The real cost of child care: Two parents in Dallas, Texas, with 1.5 kids

July 15, 2019

Child care is necessary for every family. All parents must find a solution that fits their unique situation, and cost is often the biggest factor driving decision-making. In fact, more than 40% of families spend over 15% of household income on care. To see how different American families are juggling the cost of care, we're asking parents how they spend their money each month — and how, specifically, they budget and save for those all important child care expenses. All answers are anonymous. Our financial expert also weighs in on each family’s big-picture strategy. 

We spoke with two working parents from Dallas.

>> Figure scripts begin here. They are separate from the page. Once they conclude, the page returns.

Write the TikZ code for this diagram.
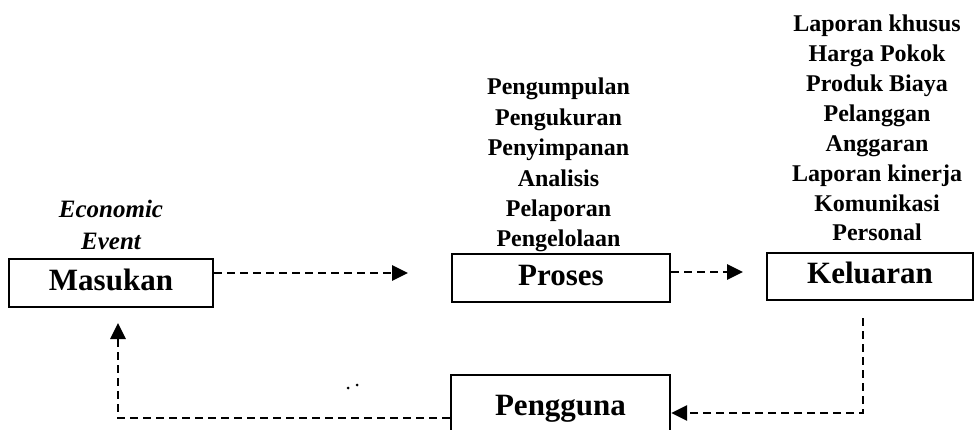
\documentclass[tikz,border=0pt]{standalone}
\usepackage{fontspec}
\setmainfont{Liberation Serif}
\usetikzlibrary{arrows.meta,calc}
\begin{document}
\begin{tikzpicture}[x=1pt,y=-1pt,
  box/.style={draw,line width=2.4pt,inner sep=0pt,
    font=\fontsize{31}{31}\selectfont\bfseries,text height=20pt,text depth=6pt},
  item/.style={anchor=base,inner sep=0pt,font=\fontsize{24}{30}\selectfont\bfseries},
  ev/.style={anchor=base,inner sep=0pt,font=\fontsize{25}{32}\selectfont\bfseries\itshape},
  flow/.style={line width=2.8pt,dash pattern=on 8pt off 5pt,
    -{Triangle[length=16pt,width=15pt]}}]
\useasboundingbox (0,0) rectangle (976,430);
\clip (0,0) rectangle (976,430);

% boxes
\node[box,minimum width=204pt,minimum height=48pt] (masukan) at (111,283) {Masukan};
\node[box,minimum width=218pt,minimum height=48pt] (proses) at (561,278) {Proses};
\node[box,minimum width=206pt,minimum height=47pt] (keluaran) at (870,276.5) {Keluaran};
\node[box,minimum width=219pt,minimum height=66pt] (pengguna) at (560.5,408) {Pengguna};

% economic event
\node[ev] (ev1) at (111,218) {Economic};
\node[ev] (ev2) at (111,250) {Event};

% proses list
\foreach \t [count=\i from 0] in {Pengumpulan,Pengukuran,Penyimpanan,Analisis,Pelaporan,Pengelolaan}
  \node[item] (p\i) at (558.5,95+30.4*\i) {\t};

% keluaran list
\foreach \t [count=\i from 0] in {Laporan khusus,Harga Pokok,Produk Biaya,Pelanggan,Anggaran,Laporan kinerja,Komunikasi,Personal}
  \node[item] (k\i) at (877,32+29.85*\i) {\t};

% connector end points
\coordinate (a1) at (408,273);
\coordinate (a2) at (743,272);
\coordinate (kd) at (863,318);
\coordinate (mu) at (118,323);

\draw[flow] ([yshift=10pt]masukan.east) -- (a1);
\draw[flow] ([yshift=6pt]proses.east) -- (a2);
\draw[flow] (kd) |- ([yshift=-5pt]pengguna.east);
\draw[flow] ([yshift=-10pt]pengguna.west) -| (mu);

% stray marks
\fill (348,388) circle (1.5pt);
\fill (357,385) circle (1.5pt);
\end{tikzpicture}
\end{document}
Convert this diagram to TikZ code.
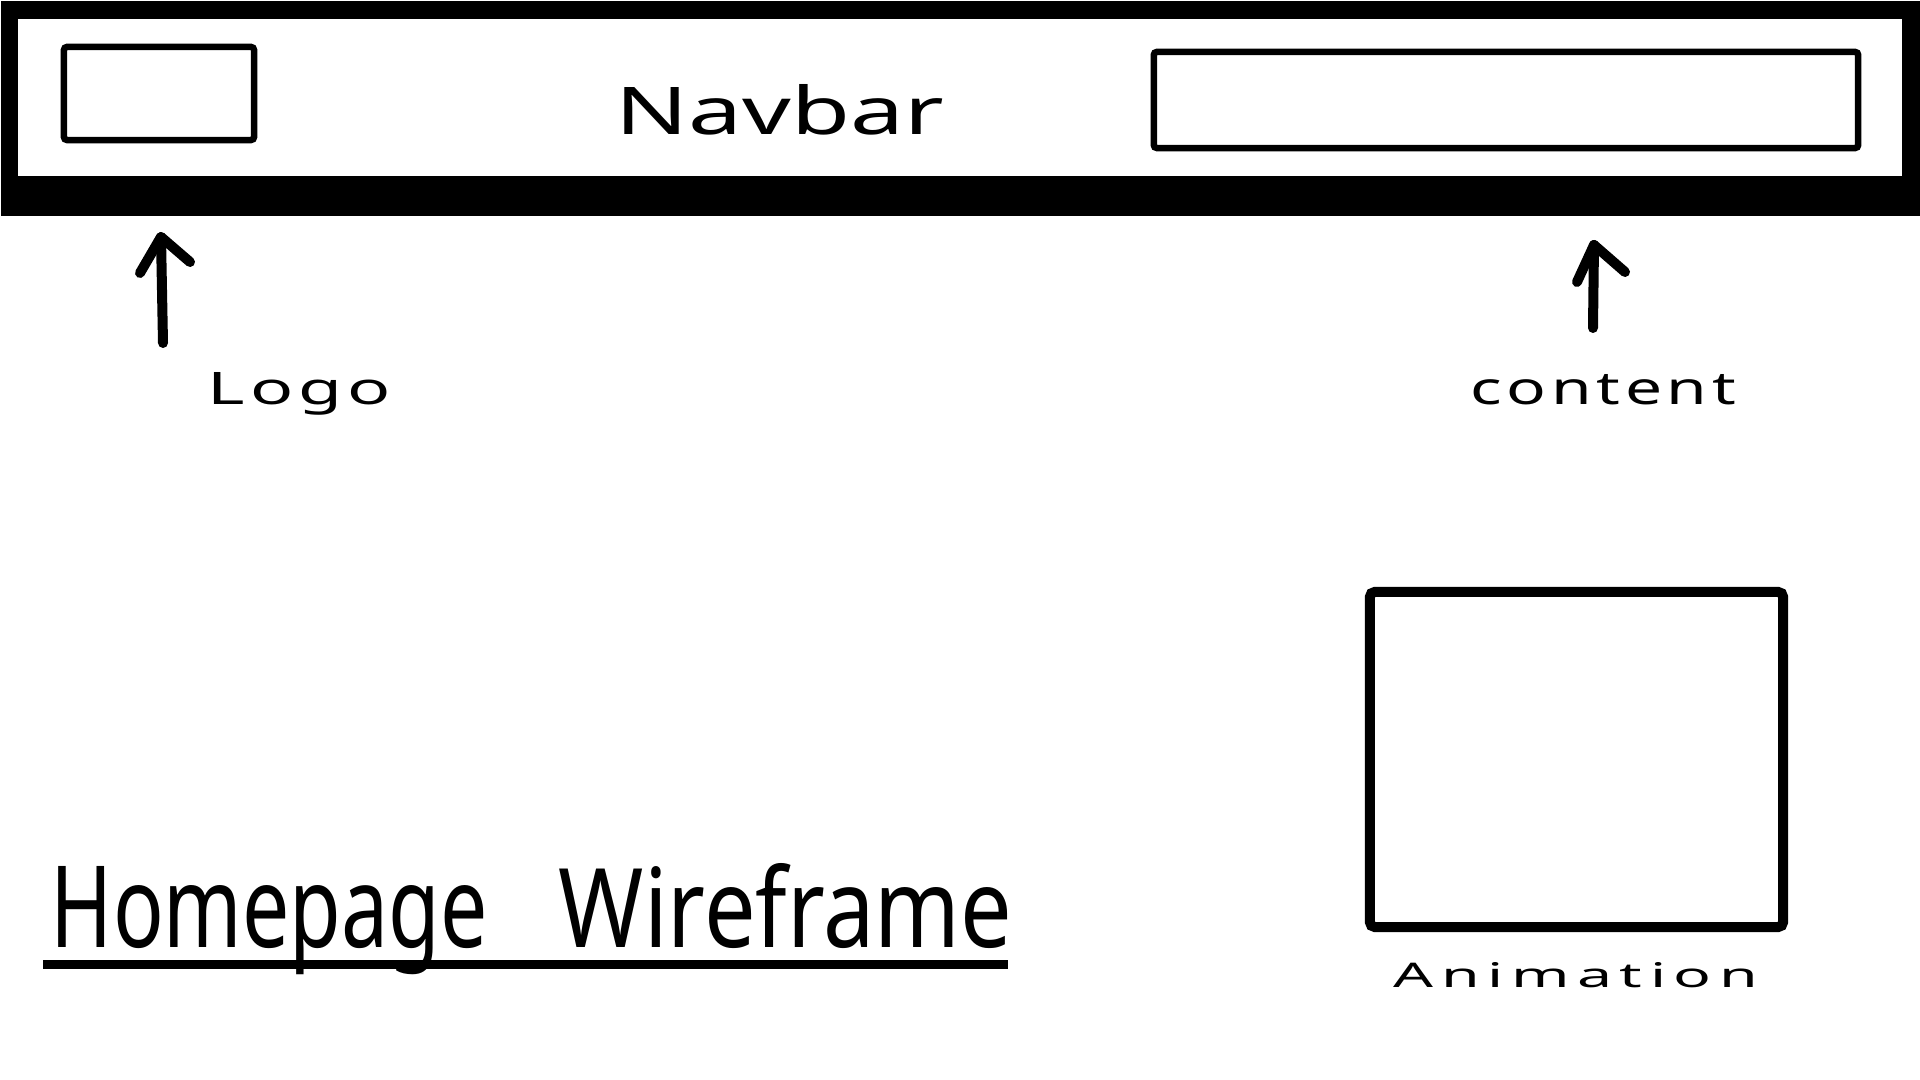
\documentclass[tikz,border=0pt]{standalone}
\usepackage{fontspec}
\usepackage{graphicx}
\setmainfont{Noto Sans}
\newfontfamily\spaced[LetterSpace=7]{Noto Sans}
\newfontfamily\spacedwide[LetterSpace=12]{Noto Sans}
\begin{document}
\begin{tikzpicture}[x=0.01cm,y=-0.01cm,
  box/.style={draw=black, line width=0.65mm, rounded corners=0.3mm, inner sep=0pt},
  bigbox/.style={draw=black, line width=1mm, rounded corners=0.5mm, inner sep=0pt},
  arrowline/.style={line width=1mm, line cap=round, line join=round},
  lbl/.style={inner sep=0pt, anchor=base west}]
\useasboundingbox (0,0) rectangle (1920,1080);
\fill[white] (0,0) rectangle (1920,1080);
% navbar frame
\node[fill=black, inner sep=0pt, minimum width=19.2cm, minimum height=2.15cm, anchor=north west] (navbar) at (0,0) {};
\fill[white] (18,19) rectangle (1902,176);
% boxes
\node[box, minimum width=1.90cm, minimum height=0.93cm] (logobox) at (159,93.5) {};
\node[box, minimum width=7.04cm, minimum height=0.96cm] (contentbox) at (1506,100) {};
\node[bigbox, minimum width=4.13cm, minimum height=3.35cm] (animbox) at (1576.5,759.5) {};
% texts
\node[lbl] (navtxt) at (615,135) {\resizebox{3.28cm}{0.50cm}{Navbar}};
\node[lbl] (logotxt) at (207,405) {\resizebox{1.83cm}{0.32cm}{\spaced Logo}};
\node[lbl] (contenttxt) at (1470,405) {\resizebox{2.65cm}{0.30cm}{\spaced content}};
\node[lbl] (animtxt) at (1393,988) {\resizebox{3.64cm}{0.25cm}{\spacedwide Animation}};
\node[lbl] (title) at (50,948) {\resizebox{4.37cm}{0.81cm}{Homepage}\hspace{0.71cm}\resizebox{4.53cm}{0.84cm}{Wireframe}};
% underline
\coordinate (ulA) at (43,964.5);
\coordinate (ulB) at (1008,964.5);
\draw[line width=0.9mm] (ulA) -- (ulB);
% logo arrow
\coordinate (ltail) at (163,343);
\coordinate (ltip) at (161,237);
\coordinate (lhl) at (140,273);
\coordinate (lhr) at (190,262);
\draw[arrowline] (ltail) -- (ltip);
\draw[arrowline] (lhl) -- (ltip) -- (lhr);
% content arrow
\coordinate (ctail) at (1593,328);
\coordinate (ctip) at (1594,245);
\coordinate (chl) at (1577,282);
\coordinate (chr) at (1625,272);
\draw[arrowline] (ctail) -- (ctip);
\draw[arrowline] (chl) -- (ctip) -- (chr);
\end{tikzpicture}
\end{document}
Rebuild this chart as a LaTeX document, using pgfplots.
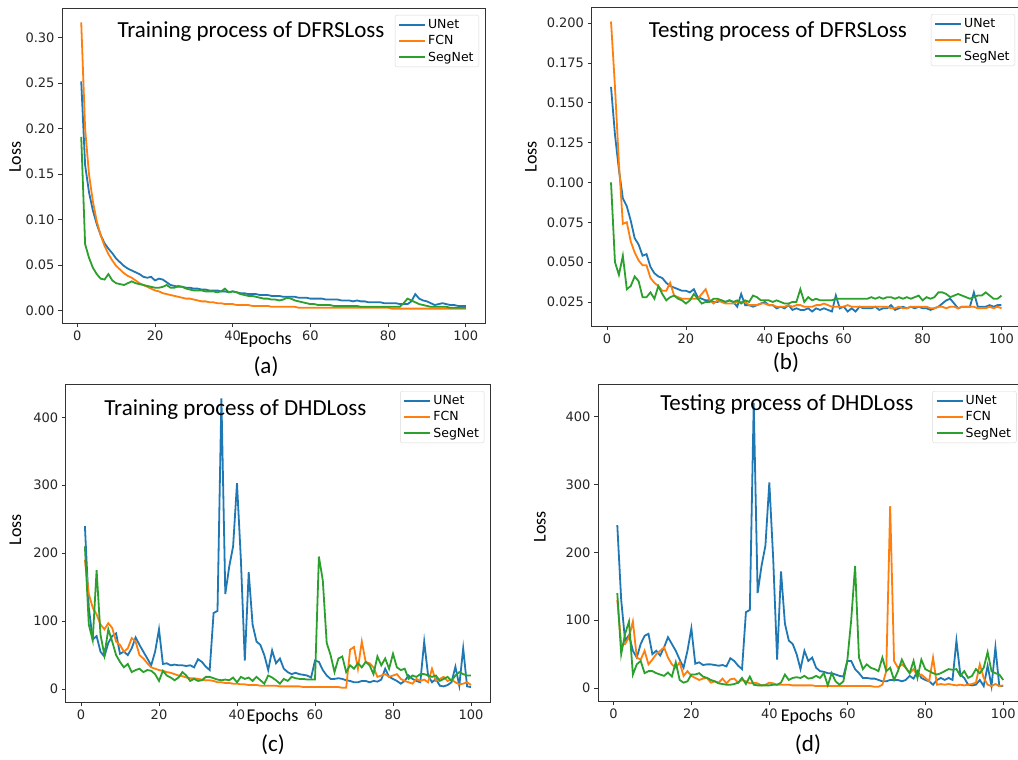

As the couple prepares to welcome their second child, Mom plans to take an extended period of time off of work and be a stay-at-home parent. This family is currently making a relatively high monthly income; however, it took careful budgeting — they use the You Need A Budget (YNAB) app — and career advancements to make it possible for Mom to leave her job with her second child. 

“The cost of child care is a complicated issue. It has been a huge expense for us for the duration of parenthood as we have both always worked full time,” she says. “As young parents who were just starting out in their careers, it was tempting for one of us to leave the workforce when we had our first child to avoid the child care payment. However, the longer we worked, the better our pay became, so the burden became less of a percentage of our total income.” 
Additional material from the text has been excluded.